STORED DATA
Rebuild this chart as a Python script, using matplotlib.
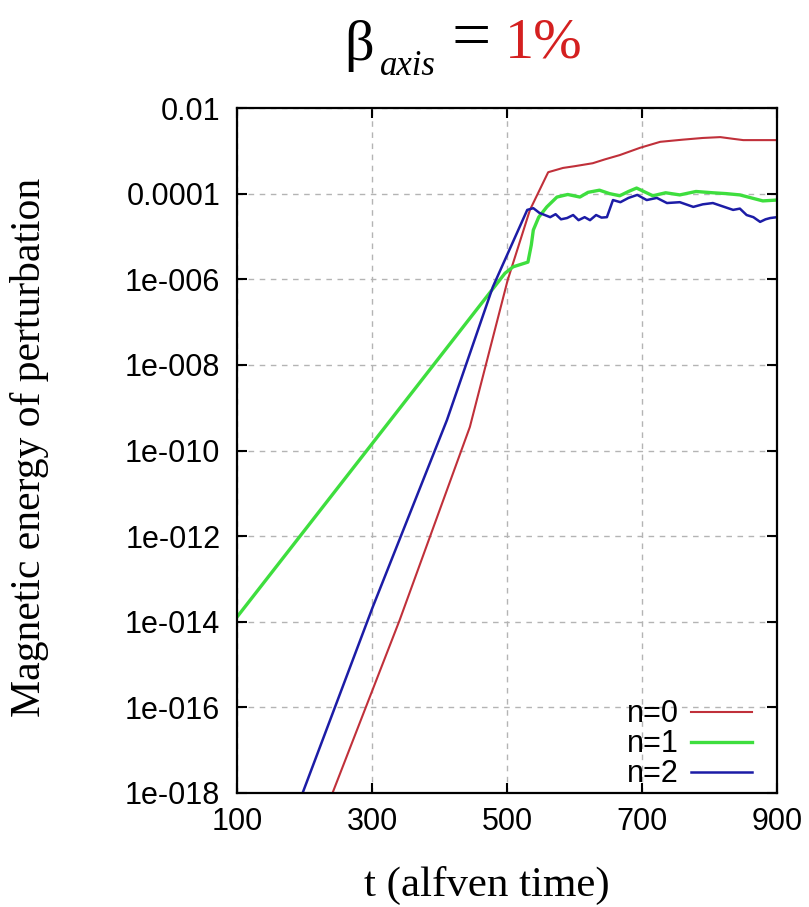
import matplotlib.pyplot as plt
from matplotlib.ticker import NullLocator
import numpy as np

plt.rcParams['font.family'] = ['Liberation Sans', 'DejaVu Sans']

# values: time and log10 of the magnetic energy
t_n0 = [242, 341, 445, 501, 534, 561, 583, 600, 627, 645, 667, 697, 727, 760, 790, 816, 835, 850, 900]
logE_n0 = [-17.98, -13.96, -9.45, -6.02, -4.38, -3.50, -3.40, -3.36, -3.29, -3.20, -3.10, -2.93,
           -2.79, -2.74, -2.70, -2.68, -2.72, -2.75, -2.75]

t_n1 = [100, 497, 509, 531, 536, 539, 547, 559, 574, 590, 608, 620, 637, 652, 667, 680, 692,
        704, 716, 735, 756, 780, 805, 825, 845, 862, 879, 900]
logE_n1 = [-13.89, -5.86, -5.71, -5.60, -5.20, -4.85, -4.55, -4.31, -4.08, -4.02, -4.08, -3.97,
           -3.92, -4.00, -4.05, -3.95, -3.87, -3.96, -4.05, -3.98, -4.03, -3.95, -3.98, -4.00,
           -4.03, -4.10, -4.17, -4.15]

t_n2 = [196, 301, 411, 479, 530, 539, 548, 556, 564, 572, 580, 589, 598, 606, 615, 623, 632,
        640, 648, 657, 668, 680, 693, 707, 722, 737, 756, 776, 790, 805, 820, 835, 845, 855,
        865, 875, 883, 890, 900]
logE_n2 = [-18.05, -13.66, -9.29, -6.18, -4.38, -4.34, -4.45, -4.50, -4.55, -4.48, -4.60, -4.57,
           -4.50, -4.62, -4.55, -4.62, -4.50, -4.56, -4.55, -4.15, -4.20, -4.10, -4.03, -4.15,
           -4.10, -4.22, -4.20, -4.31, -4.25, -4.22, -4.30, -4.38, -4.35, -4.50, -4.55, -4.66,
           -4.60, -4.57, -4.55]

xticks = [100, 300, 500, 700, 900]
yticks = [1e-18, 1e-16, 1e-14, 1e-12, 1e-10, 1e-8, 1e-6, 1e-4, 1e-2]
ytick_labels = ['1e-018', '1e-016', '1e-014', '1e-012', '1e-010', '1e-008', '1e-006', '0.0001', '0.01']

W, H = 809, 907
fig = plt.figure(figsize=(W / 100, H / 100), dpi=100)
ax = fig.add_axes([237 / W, 1 - 793 / H, (777 - 237) / W, (793 - 108) / H])

ax.semilogy(t_n0, 10.0 ** np.array(logE_n0), color='#c0303a', lw=1.5, label='n=0')
ax.semilogy(t_n1, 10.0 ** np.array(logE_n1), color='#3ede3e', lw=2.4, label='n=1')
ax.semilogy(t_n2, 10.0 ** np.array(logE_n2), color='#1c1ca6', lw=1.8, label='n=2')

ax.set_xlim(100, 900)
ax.set_ylim(1e-18, 1e-2)
ax.set_xticks(xticks)
ax.set_xticklabels([str(v) for v in xticks])
ax.set_yticks(yticks)
ax.set_yticklabels(ytick_labels)
ax.yaxis.set_minor_locator(NullLocator())
ax.tick_params(direction='in', length=7, width=1.5, top=True, right=True, labelsize=22)
ax.tick_params(axis='y', pad=12)
ax.tick_params(axis='x', pad=10)
for s in ax.spines.values():
    s.set_linewidth(1.6)
ax.grid(True, color='#b4b4b4', ls=(0, (4, 4)), lw=1)

leg = ax.legend(loc='lower right', frameon=False, markerfirst=False, fontsize=22,
                handlelength=2.0, labelspacing=0.0, handletextpad=0.4,
                bbox_to_anchor=(1.005, -0.035))

fig.text(30 / W, 1 - 447 / H, 'Magnetic energy of perturbation', rotation=90,
         family='Liberation Serif', fontsize=30, ha='center', va='center')
fig.text(487 / W, 1 - 885 / H, 't (alfven time)', family='Liberation Serif',
         fontsize=31, ha='center', va='center')

# title: beta_axis = 1%
fig.text(344 / W, 1 - 60 / H, '\u03b2', family='Liberation Serif', fontsize=42, va='baseline')
fig.text(380 / W, 1 - 75 / H, 'axis', family='Liberation Serif', style='italic', fontsize=25, va='baseline')
fig.text(452 / W, 1 - 58 / H, '=', family='Liberation Serif', fontsize=50, va='baseline')
fig.text(505 / W, 1 - 58 / H, '1%', family='Liberation Serif', fontsize=42, va='baseline', color='#d42020')

fig.savefig('out.png', dpi=100)
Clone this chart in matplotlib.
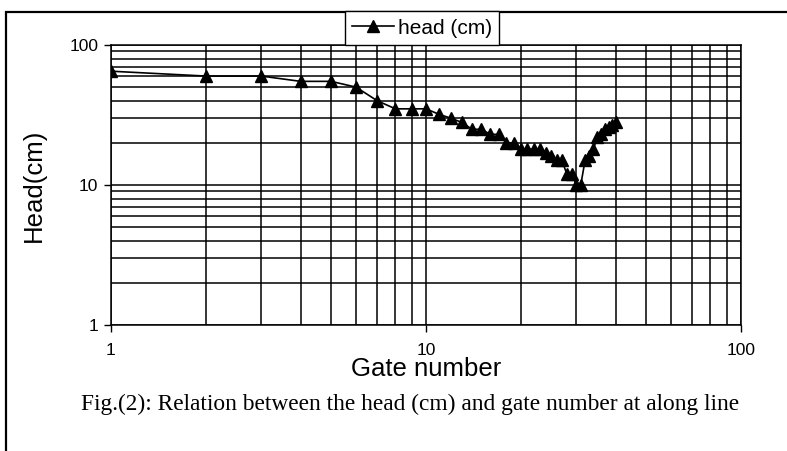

WHAT IS NEEDED
Print the listing above in full, exactly as written. Omit any pictures.

TASK OUTPUT
Rebuild this chart as a Python script, using matplotlib.
import matplotlib.pyplot as plt
from matplotlib.ticker import NullLocator
import numpy as np

plt.rcParams['font.family'] = ['Liberation Sans', 'DejaVu Sans']

# values: time and log10 of the magnetic energy
t_n0 = [242, 341, 445, 501, 534, 561, 583, 600, 627, 645, 667, 697, 727, 760, 790, 816, 835, 850, 900]
logE_n0 = [-17.98, -13.96, -9.45, -6.02, -4.38, -3.50, -3.40, -3.36, -3.29, -3.20, -3.10, -2.93,
           -2.79, -2.74, -2.70, -2.68, -2.72, -2.75, -2.75]

t_n1 = [100, 497, 509, 531, 536, 539, 547, 559, 574, 590, 608, 620, 637, 652, 667, 680, 692,
        704, 716, 735, 756, 780, 805, 825, 845, 862, 879, 900]
logE_n1 = [-13.89, -5.86, -5.71, -5.60, -5.20, -4.85, -4.55, -4.31, -4.08, -4.02, -4.08, -3.97,
           -3.92, -4.00, -4.05, -3.95, -3.87, -3.96, -4.05, -3.98, -4.03, -3.95, -3.98, -4.00,
           -4.03, -4.10, -4.17, -4.15]

t_n2 = [196, 301, 411, 479, 530, 539, 548, 556, 564, 572, 580, 589, 598, 606, 615, 623, 632,
        640, 648, 657, 668, 680, 693, 707, 722, 737, 756, 776, 790, 805, 820, 835, 845, 855,
        865, 875, 883, 890, 900]
logE_n2 = [-18.05, -13.66, -9.29, -6.18, -4.38, -4.34, -4.45, -4.50, -4.55, -4.48, -4.60, -4.57,
           -4.50, -4.62, -4.55, -4.62, -4.50, -4.56, -4.55, -4.15, -4.20, -4.10, -4.03, -4.15,
           -4.10, -4.22, -4.20, -4.31, -4.25, -4.22, -4.30, -4.38, -4.35, -4.50, -4.55, -4.66,
           -4.60, -4.57, -4.55]

xticks = [100, 300, 500, 700, 900]
yticks = [1e-18, 1e-16, 1e-14, 1e-12, 1e-10, 1e-8, 1e-6, 1e-4, 1e-2]
ytick_labels = ['1e-018', '1e-016', '1e-014', '1e-012', '1e-010', '1e-008', '1e-006', '0.0001', '0.01']

W, H = 809, 907
fig = plt.figure(figsize=(W / 100, H / 100), dpi=100)
ax = fig.add_axes([237 / W, 1 - 793 / H, (777 - 237) / W, (793 - 108) / H])

ax.semilogy(t_n0, 10.0 ** np.array(logE_n0), color='#c0303a', lw=1.5, label='n=0')
ax.semilogy(t_n1, 10.0 ** np.array(logE_n1), color='#3ede3e', lw=2.4, label='n=1')
ax.semilogy(t_n2, 10.0 ** np.array(logE_n2), color='#1c1ca6', lw=1.8, label='n=2')

ax.set_xlim(100, 900)
ax.set_ylim(1e-18, 1e-2)
ax.set_xticks(xticks)
ax.set_xticklabels([str(v) for v in xticks])
ax.set_yticks(yticks)
ax.set_yticklabels(ytick_labels)
ax.yaxis.set_minor_locator(NullLocator())
ax.tick_params(direction='in', length=7, width=1.5, top=True, right=True, labelsize=22)
ax.tick_params(axis='y', pad=12)
ax.tick_params(axis='x', pad=10)
for s in ax.spines.values():
    s.set_linewidth(1.6)
ax.grid(True, color='#b4b4b4', ls=(0, (4, 4)), lw=1)

leg = ax.legend(loc='lower right', frameon=False, markerfirst=False, fontsize=22,
                handlelength=2.0, labelspacing=0.0, handletextpad=0.4,
                bbox_to_anchor=(1.005, -0.035))

fig.text(30 / W, 1 - 447 / H, 'Magnetic energy of perturbation', rotation=90,
         family='Liberation Serif', fontsize=30, ha='center', va='center')
fig.text(487 / W, 1 - 885 / H, 't (alfven time)', family='Liberation Serif',
         fontsize=31, ha='center', va='center')

# title: beta_axis = 1%
fig.text(344 / W, 1 - 60 / H, '\u03b2', family='Liberation Serif', fontsize=42, va='baseline')
fig.text(380 / W, 1 - 75 / H, 'axis', family='Liberation Serif', style='italic', fontsize=25, va='baseline')
fig.text(452 / W, 1 - 58 / H, '=', family='Liberation Serif', fontsize=50, va='baseline')
fig.text(505 / W, 1 - 58 / H, '1%', family='Liberation Serif', fontsize=42, va='baseline', color='#d42020')

fig.savefig('out.png', dpi=100)
Clone this chart in matplotlib.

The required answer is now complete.